Home Run Record
Oh's string of records and achievements made him the toast of Japanese baseball in the 1960s and 1970s. From 1963 to 1970, he hit 40 or more home runs per year. His personal best of 55 home runs in the 140-game 1964 season was a Japanese record. His batting average was .305 in 1963 and remained above .300 for the next seven years.
With Oh's performance on its side, the Giants saw 12 Japan Series crowns and from 1965 to 1973 won nine consecutive championships, an accomplishment never achieved in any other sport. Oh won triple crowns for both 1974 and 1975. He and the Giant's other batting sensation, Shigeo Nagashima, were Japan's equivalent of Babe Ruth and Lou Gehrig. During their joined career, the so-called O-N Cannon team of Oh and Nagashima hit home runs in the same games 106 times.
Oh broke many Japanese records. In 1972 he hit a record seven home runs in seven consecutive games. Two years later, he reached the 600 home run mark. Oh won 13 consecutive home run titles.

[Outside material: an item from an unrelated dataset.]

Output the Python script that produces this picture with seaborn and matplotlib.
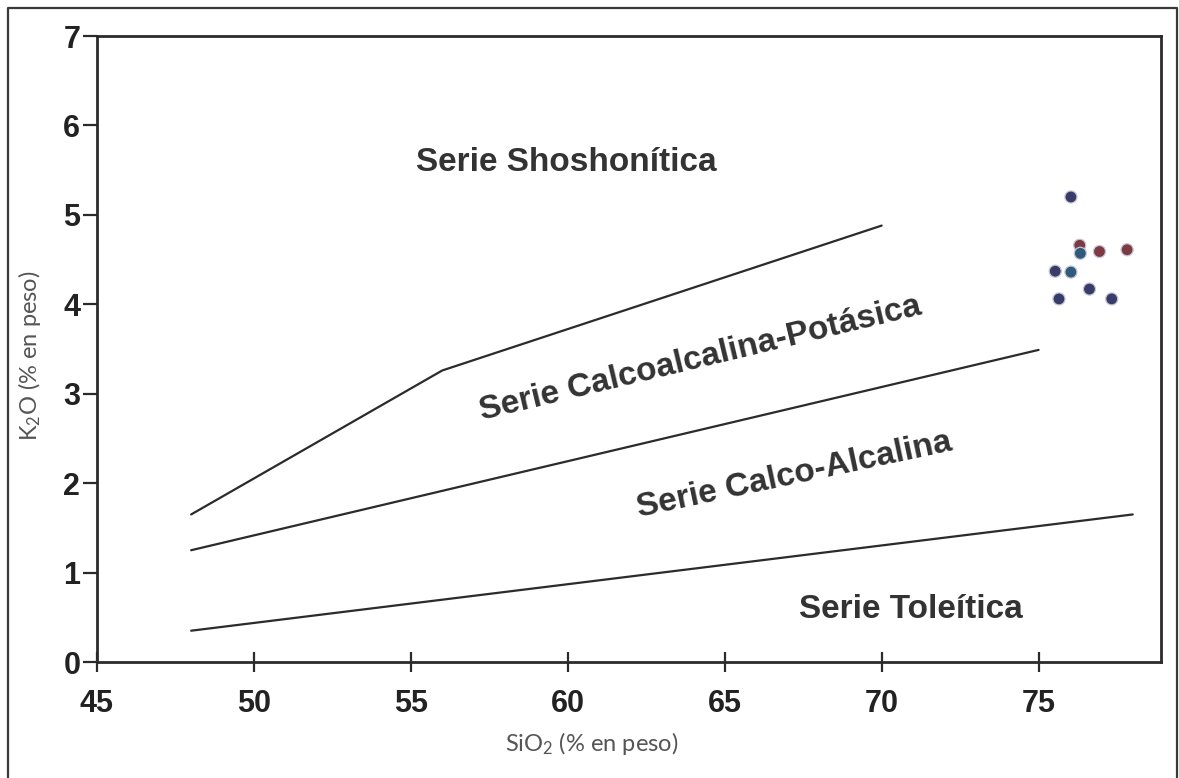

What put Oh in the history books was his surpassing of American Hank Aaron's home run record of 755 in 1978, and his achievement of a 22-year career total of 868 home runs. Oh hit 113 more home runs than Aaron in 448 fewer games.
Overall, Oh was named the Central League's most valuable player 9 times, played on 18 All Star teams, and won 9 Gold Glove awards. His career consisted of 868 home runs, 2,786 hits, 2,170 runs batted in, 1,967 runs, 2,390 walks, and a slugging percentage of .634. His lifetime batting average was .301.